Movie alum Justin Bartha costars in this diverse and mostly funny bro comedy

Cooper Barrett's Guide to Surviving Life

Fox’s new sitcom “Cooper Barrett’s Guide to Surviving Life” celebrates bro bonding much the way “Entourage” and the “Hangover” franchise did but with one noteworthy exception — women are actually in on the fun.

Instead of being nags or props, the female costars on this series, which debuts Sunday night, are just as fleshed out and funny as their male counterparts, and the comedy is all the better for it.

Cooper (Jack Cutmore-Scott, “Kingsman: The Secret Service”) is a post-college millennial who shares an apartment and a number of insane predicaments with his two best pals. Determined to reclaim his lost youth, Cooper’s older brother Josh (Justin Bartha, “Hangover”) often tags along and bails out the gang. In the first four episodes alone, the quartet battles a kidnapping, a stolen flat-screen TV and cellphone, two car accidents, a rent money shortage, a drug trial gone wrong, and a tow-truck conundrum.

But Kelly (Meaghan Rath), Cooper’s neighbor and the object of his desire, and Josh’s wife Leslie (Liza Lapira, “Super Fun Night”) have a fair share of humorous pratfalls too, including a menage a trois misunderstanding, an invitation to an ex’s wedding and a karaoke bar brawl.

Credit co-executive producer Gail Berman or Fox’s development team, but the audacity to include self-actualized women in a bro comedy makes “Cooper Barrett’s Guide to Surviving Life” refreshingly more akin to “New Girl” than “Hangover.”

The fact that both actresses are Asian and that Cooper’s buddy Barry (James Earl of “Glee”) is African American is also wonderfully inclusive but subtle. Barry, for instance, often sports a Frederick Douglass T-shirt, possesses a lucrative family recipe and challenges a couple of white partygoers when they ask a racially offensive question.

But he’s also an awkward eccentric who thinks Gru actually stole the moon in “Despicable Me.” Charlie Saxton (“Hung”), meanwhile, appeals as the group’s lovable nerd Neal and Cutmore-Scott is just the right amount of handsome but goofy as Cooper.

Unfortunately for Bartha, he is pretty much playing the same role he did in “Hangover” with a slight Ari Gold gleam in his eye. More of a stick-in-the-mud lawyer than the party starter, Josh constantly complains that his little brother needs to get his life together all the while reveling in his ability to save the day.

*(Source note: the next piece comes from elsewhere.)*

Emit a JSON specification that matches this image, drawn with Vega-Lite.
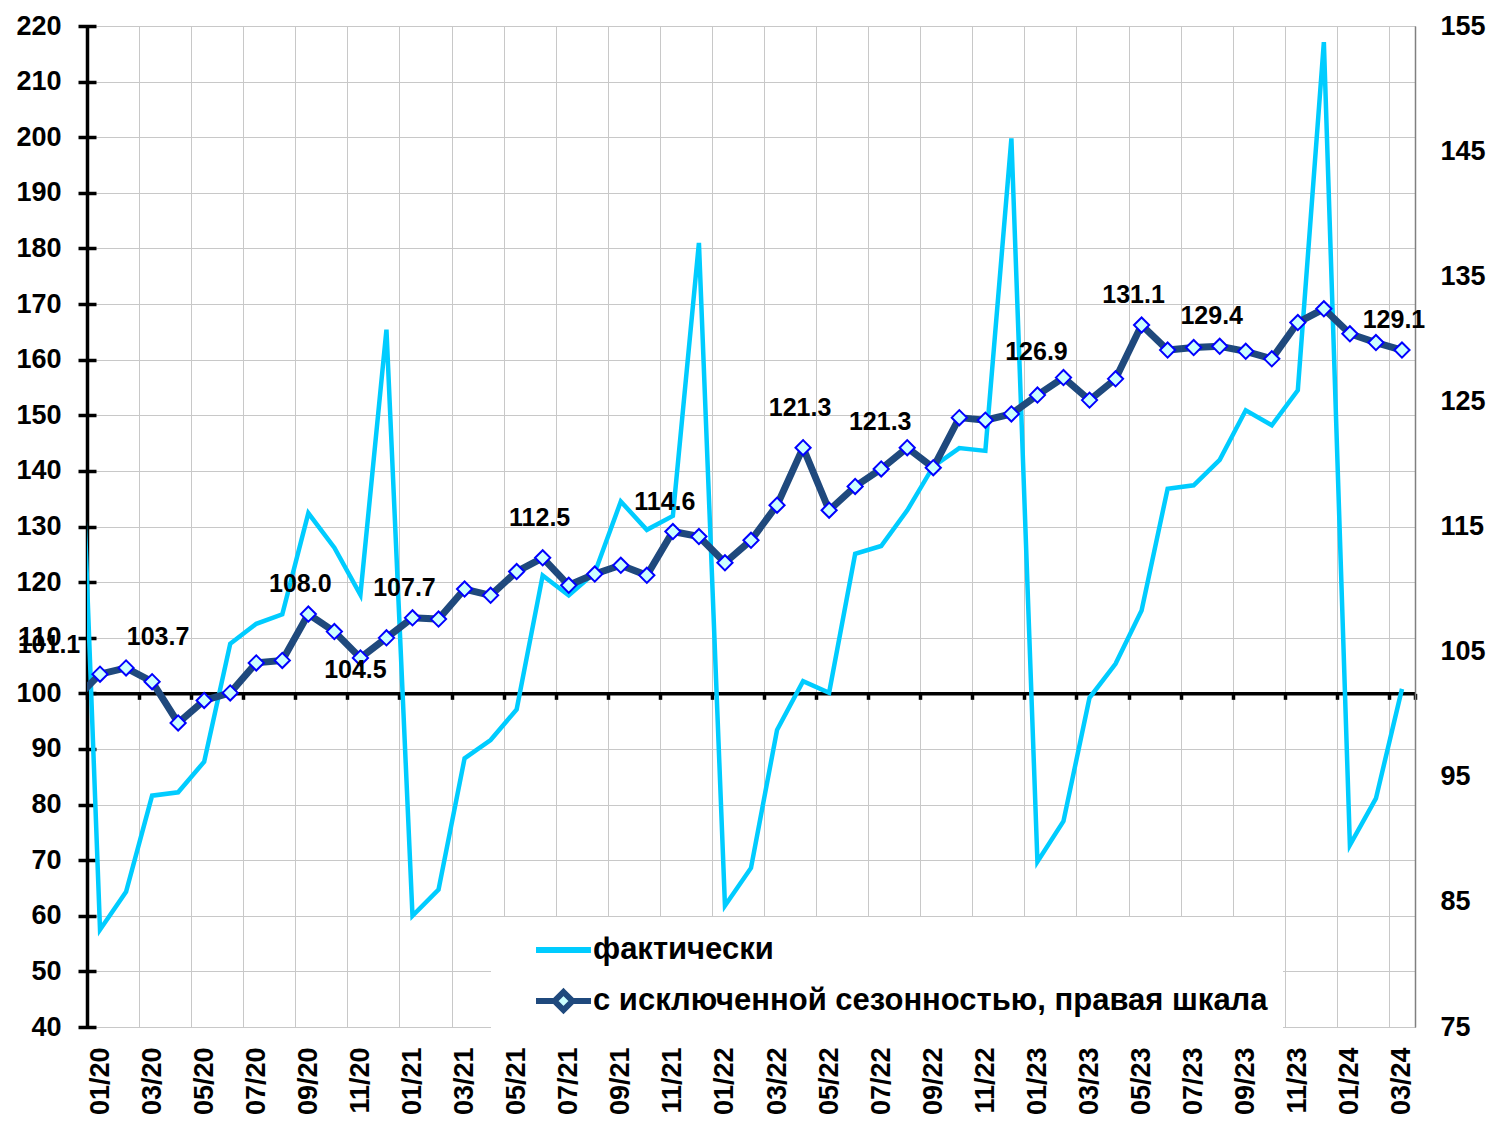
{
  "$schema": "https://vega.github.io/schema/vega-lite/v6.json",
  "width": 1328,
  "height": 1001,
  "autosize": {"type": "none"},
  "padding": {"left": 87, "top": 26, "right": 79, "bottom": 95},
  "background": "white",
  "config": {
    "view": {"stroke": null},
    "font": "Liberation Sans",
    "axis": {"labelFont": "Liberation Sans", "labelFontSize": 27, "labelFontWeight": "bold", "labelColor": "black", "title": null}
  },
  "datasets": {
    "fact": [
      {"month": "12/19", "i": 0, "value": 183.0},
      {"month": "01/20", "i": 1, "value": 57.5},
      {"month": "02/20", "i": 2, "value": 64.3},
      {"month": "03/20", "i": 3, "value": 81.6},
      {"month": "04/20", "i": 4, "value": 82.2},
      {"month": "05/20", "i": 5, "value": 87.7},
      {"month": "06/20", "i": 6, "value": 108.9},
      {"month": "07/20", "i": 7, "value": 112.5},
      {"month": "08/20", "i": 8, "value": 114.2},
      {"month": "09/20", "i": 9, "value": 132.4},
      {"month": "10/20", "i": 10, "value": 126.2},
      {"month": "11/20", "i": 11, "value": 117.7},
      {"month": "12/20", "i": 12, "value": 165.4},
      {"month": "01/21", "i": 13, "value": 60.0},
      {"month": "02/21", "i": 14, "value": 64.7},
      {"month": "03/21", "i": 15, "value": 88.3},
      {"month": "04/21", "i": 16, "value": 91.6},
      {"month": "05/21", "i": 17, "value": 97.1},
      {"month": "06/21", "i": 18, "value": 121.2},
      {"month": "07/21", "i": 19, "value": 117.6},
      {"month": "08/21", "i": 20, "value": 121.7},
      {"month": "09/21", "i": 21, "value": 134.5},
      {"month": "10/21", "i": 22, "value": 129.4},
      {"month": "11/21", "i": 23, "value": 131.9},
      {"month": "12/21", "i": 24, "value": 181.0},
      {"month": "01/22", "i": 25, "value": 61.8},
      {"month": "02/22", "i": 26, "value": 68.6},
      {"month": "03/22", "i": 27, "value": 93.4},
      {"month": "04/22", "i": 28, "value": 102.2},
      {"month": "05/22", "i": 29, "value": 100.1},
      {"month": "06/22", "i": 30, "value": 125.1},
      {"month": "07/22", "i": 31, "value": 126.5},
      {"month": "08/22", "i": 32, "value": 132.9},
      {"month": "09/22", "i": 33, "value": 140.8},
      {"month": "10/22", "i": 34, "value": 144.1},
      {"month": "11/22", "i": 35, "value": 143.6},
      {"month": "12/22", "i": 36, "value": 199.8},
      {"month": "01/23", "i": 37, "value": 69.7},
      {"month": "02/23", "i": 38, "value": 77.0},
      {"month": "03/23", "i": 39, "value": 99.2},
      {"month": "04/23", "i": 40, "value": 105.3},
      {"month": "05/23", "i": 41, "value": 114.9},
      {"month": "06/23", "i": 42, "value": 136.8},
      {"month": "07/23", "i": 43, "value": 137.4},
      {"month": "08/23", "i": 44, "value": 142.0},
      {"month": "09/23", "i": 45, "value": 150.9},
      {"month": "10/23", "i": 46, "value": 148.2},
      {"month": "11/23", "i": 47, "value": 154.5},
      {"month": "12/23", "i": 48, "value": 217.1},
      {"month": "01/24", "i": 49, "value": 72.7},
      {"month": "02/24", "i": 50, "value": 81.1},
      {"month": "03/24", "i": 51, "value": 100.8}
    ],
    "sa": [
      {"month": "12/19", "i": 0, "value": 101.1},
      {"month": "01/20", "i": 1, "value": 103.2},
      {"month": "02/20", "i": 2, "value": 103.7},
      {"month": "03/20", "i": 3, "value": 102.6},
      {"month": "04/20", "i": 4, "value": 99.3},
      {"month": "05/20", "i": 5, "value": 101.1},
      {"month": "06/20", "i": 6, "value": 101.7},
      {"month": "07/20", "i": 7, "value": 104.1},
      {"month": "08/20", "i": 8, "value": 104.3},
      {"month": "09/20", "i": 9, "value": 108.0},
      {"month": "10/20", "i": 10, "value": 106.6},
      {"month": "11/20", "i": 11, "value": 104.5},
      {"month": "12/20", "i": 12, "value": 106.1},
      {"month": "01/21", "i": 13, "value": 107.7},
      {"month": "02/21", "i": 14, "value": 107.6},
      {"month": "03/21", "i": 15, "value": 110.0},
      {"month": "04/21", "i": 16, "value": 109.5},
      {"month": "05/21", "i": 17, "value": 111.4},
      {"month": "06/21", "i": 18, "value": 112.5},
      {"month": "07/21", "i": 19, "value": 110.3},
      {"month": "08/21", "i": 20, "value": 111.2},
      {"month": "09/21", "i": 21, "value": 111.9},
      {"month": "10/21", "i": 22, "value": 111.1},
      {"month": "11/21", "i": 23, "value": 114.6},
      {"month": "12/21", "i": 24, "value": 114.2},
      {"month": "01/22", "i": 25, "value": 112.1},
      {"month": "02/22", "i": 26, "value": 113.9},
      {"month": "03/22", "i": 27, "value": 116.7},
      {"month": "04/22", "i": 28, "value": 121.3},
      {"month": "05/22", "i": 29, "value": 116.3},
      {"month": "06/22", "i": 30, "value": 118.2},
      {"month": "07/22", "i": 31, "value": 119.6},
      {"month": "08/22", "i": 32, "value": 121.3},
      {"month": "09/22", "i": 33, "value": 119.7},
      {"month": "10/22", "i": 34, "value": 123.7},
      {"month": "11/22", "i": 35, "value": 123.5},
      {"month": "12/22", "i": 36, "value": 124.0},
      {"month": "01/23", "i": 37, "value": 125.5},
      {"month": "02/23", "i": 38, "value": 126.9},
      {"month": "03/23", "i": 39, "value": 125.1},
      {"month": "04/23", "i": 40, "value": 126.8},
      {"month": "05/23", "i": 41, "value": 131.1},
      {"month": "06/23", "i": 42, "value": 129.1},
      {"month": "07/23", "i": 43, "value": 129.3},
      {"month": "08/23", "i": 44, "value": 129.4},
      {"month": "09/23", "i": 45, "value": 129.0},
      {"month": "10/23", "i": 46, "value": 128.4},
      {"month": "11/23", "i": 47, "value": 131.3},
      {"month": "12/23", "i": 48, "value": 132.4},
      {"month": "01/24", "i": 49, "value": 130.4},
      {"month": "02/24", "i": 50, "value": 129.7},
      {"month": "03/24", "i": 51, "value": 129.1}
    ]
  },
  "layer": [
    {
      "data": {"name": "fact"},
      "encoding": {
        "x": {
          "field": "i", "type": "quantitative",
          "scale": {"domain": [0.5, 51.5], "nice": false, "zero": false},
          "axis": {
            "orient": "bottom", "offset": -333.67,
            "values": [0.5, 2.5, 4.5, 6.5, 8.5, 10.5, 12.5, 14.5, 16.5, 18.5, 20.5, 22.5, 24.5, 26.5, 28.5, 30.5, 32.5, 34.5, 36.5, 38.5, 40.5, 42.5, 44.5, 46.5, 48.5, 50.5, 51.5],
            "labels": false, "grid": false,
            "domain": true, "domainColor": "black", "domainWidth": 3.5,
            "ticks": true, "tickColor": "black", "tickWidth": 3.5, "tickSize": 6,
            "title": null
          }
        },
        "y": {
          "field": "value", "type": "quantitative",
          "scale": {"domain": [40, 220], "nice": false, "zero": false},
          "axis": {
            "orient": "left",
            "values": [40, 50, 60, 70, 80, 90, 100, 110, 120, 130, 140, 150, 160, 170, 180, 190, 200, 210, 220],
            "offset": -9, "domain": false,
            "ticks": true, "tickSize": 18, "tickWidth": 3.5, "tickColor": "black",
            "labelPadding": 17,
            "grid": true, "gridColor": "#C8C8C8", "gridWidth": 1,
            "title": null
          }
        }
      },
      "layer": [
        {"mark": {"type": "line", "color": "#00CCFF", "strokeWidth": 4.5, "clip": true}, "encoding": {}}
      ]
    },
    {
      "data": {"name": "sa"},
      "encoding": {
        "x": {
          "field": "i", "type": "quantitative",
          "scale": {"domain": [0.5, 51.5], "nice": false, "zero": false},
          "axis": {
            "orient": "bottom",
            "values": [0.5, 1, 2.5, 3, 4.5, 5, 6.5, 7, 8.5, 9, 10.5, 11, 12.5, 13, 14.5, 15, 16.5, 17, 18.5, 19, 20.5, 21, 22.5, 23, 24.5, 25, 26.5, 27, 28.5, 29, 30.5, 31, 32.5, 33, 34.5, 35, 36.5, 37, 38.5, 39, 40.5, 41, 42.5, 43, 44.5, 45, 46.5, 47, 48.5, 49, 50.5, 51, 51.5],
            "labelExpr": "datum.value % 1 != 0 ? '' : (((datum.value - 1) % 12 < 9 ? '0' : '') + ((datum.value - 1) % 12 + 1) + '/' + (20 + floor((datum.value - 1) / 12)))",
            "labelAngle": 270, "labelPadding": 20,
            "domain": false, "ticks": false, "tickSize": 0,
            "grid": true,
            "gridColor": {"condition": [{"test": "datum.value == 0.5", "value": "black"}, {"test": "datum.value == 51.5", "value": "#808080"}], "value": "#C8C8C8"},
            "gridWidth": {"condition": {"test": "datum.value == 0.5", "value": 3.5}, "value": 1},
            "gridOpacity": {"condition": {"test": "datum.value % 1 == 0", "value": 0}, "value": 1},
            "title": null
          }
        },
        "y": {
          "field": "value", "type": "quantitative",
          "scale": {"domain": [75, 155], "nice": false, "zero": false},
          "axis": {
            "orient": "right",
            "values": [75, 85, 95, 105, 115, 125, 135, 145, 155],
            "domain": true, "domainColor": "#808080", "domainWidth": 1.5,
            "ticks": false, "tickSize": 0, "labelPadding": 25,
            "grid": false, "title": null
          }
        }
      },
      "layer": [
        {"mark": {"type": "line", "color": "#1F497D", "strokeWidth": 7, "clip": true}, "encoding": {}},
        {"mark": {"type": "point", "shape": "diamond", "filled": true, "fill": "#CCFFFF", "stroke": "#0000FF", "strokeWidth": 2, "size": 230, "opacity": 1, "clip": true}},
        {
          "mark": {"type": "point", "filled": true, "fill": "#CCFFFF", "opacity": 0, "clip": true},
          "encoding": {
            "stroke": {
              "datum": "с исключенной сезонностью, правая шкала", "type": "nominal",
              "scale": {"domain": ["фактически", "с исключенной сезонностью, правая шкала"], "range": ["#00CCFF", "#1F497D"]},
              "legend": {
                "title": null, "orient": "none", "legendX": 404, "legendY": 891, "direction": "vertical",
                "fillColor": "white", "padding": 15, "symbolOffset": 39.5, "symbolSize": 900, "symbolStrokeWidth": 6,
                "labelFont": "Liberation Sans", "labelFontSize": 31, "labelFontWeight": "bold", "labelColor": "black",
                "labelLimit": 1200, "labelOffset": 11.5, "rowPadding": 15
              }
            },
            "shape": {
              "datum": "с исключенной сезонностью, правая шкала", "type": "nominal",
              "scale": {"domain": ["фактически", "с исключенной сезонностью, правая шкала"], "range": ["M-1.833,0H1.833", "M-1.833,0H-0.6M0.6,0H1.833M0,-0.6L0.6,0L0,0.6L-0.6,0Z"]},
              "legend": {
                "title": null, "orient": "none", "legendX": 404, "legendY": 891, "direction": "vertical",
                "fillColor": "white", "padding": 15, "symbolOffset": 39.5, "symbolSize": 900, "symbolStrokeWidth": 6,
                "labelFont": "Liberation Sans", "labelFontSize": 31, "labelFontWeight": "bold", "labelColor": "black",
                "labelLimit": 1200, "labelOffset": 11.5, "rowPadding": 15
              }
            }
          }
        },
        {
          "transform": [{"filter": {"field": "month", "oneOf": ["09/20", "01/21", "11/21", "05/23", "08/23", "03/24"]}}],
          "mark": {"type": "text", "fontSize": 25, "fontWeight": "bold", "font": "Liberation Sans", "color": "black", "align": "center", "baseline": "middle", "dx": -8, "dy": -30},
          "encoding": {"text": {"field": "value", "type": "quantitative", "format": ".1f"}}
        },
        {
          "transform": [{"filter": {"field": "month", "oneOf": ["06/21", "04/22"]}}],
          "mark": {"type": "text", "fontSize": 25, "fontWeight": "bold", "font": "Liberation Sans", "color": "black", "align": "center", "baseline": "middle", "dx": -3, "dy": -40},
          "encoding": {"text": {"field": "value", "type": "quantitative", "format": ".1f"}}
        },
        {
          "transform": [{"filter": {"field": "month", "oneOf": ["08/22", "02/23"]}}],
          "mark": {"type": "text", "fontSize": 25, "fontWeight": "bold", "font": "Liberation Sans", "color": "black", "align": "center", "baseline": "middle", "dx": -27, "dy": -26},
          "encoding": {"text": {"field": "value", "type": "quantitative", "format": ".1f"}}
        },
        {
          "transform": [{"filter": {"field": "month", "equal": "02/20"}}],
          "mark": {"type": "text", "fontSize": 25, "fontWeight": "bold", "font": "Liberation Sans", "color": "black", "align": "center", "baseline": "middle", "dx": 32, "dy": -31},
          "encoding": {"text": {"field": "value", "type": "quantitative", "format": ".1f"}}
        },
        {
          "transform": [{"filter": {"field": "month", "equal": "11/20"}}],
          "mark": {"type": "text", "fontSize": 25, "fontWeight": "bold", "font": "Liberation Sans", "color": "black", "align": "center", "baseline": "middle", "dx": -5, "dy": 12},
          "encoding": {"text": {"field": "value", "type": "quantitative", "format": ".1f"}}
        },
        {
          "transform": [{"filter": {"field": "month", "equal": "12/19"}}],
          "mark": {"type": "text", "fontSize": 25, "fontWeight": "bold", "font": "Liberation Sans", "color": "black", "align": "center", "baseline": "middle", "dx": -25, "dy": -55},
          "encoding": {"text": {"field": "value", "type": "quantitative", "format": ".1f"}}
        }
      ]
    }
  ],
  "resolve": {"scale": {"x": "independent", "y": "independent"}}
}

If the show is lucky enough to stick around, Josh will have to become either less available or more accepting.

If Fox wants “Cooper Barrett’s Guide to Surviving Life” to survive, execs should consider removing it from the Sunday night roster and pairing it with “New Girl” on Tuesdays, because of its tone and target audience. Until then, hopefully bros and the people who love them will discover the show and watch it as it gets better with each week.

“Cooper Barrett’s Guide to Surviving Life” debuts Sunday Jan. 3 at 8:30 pm ET on Fox.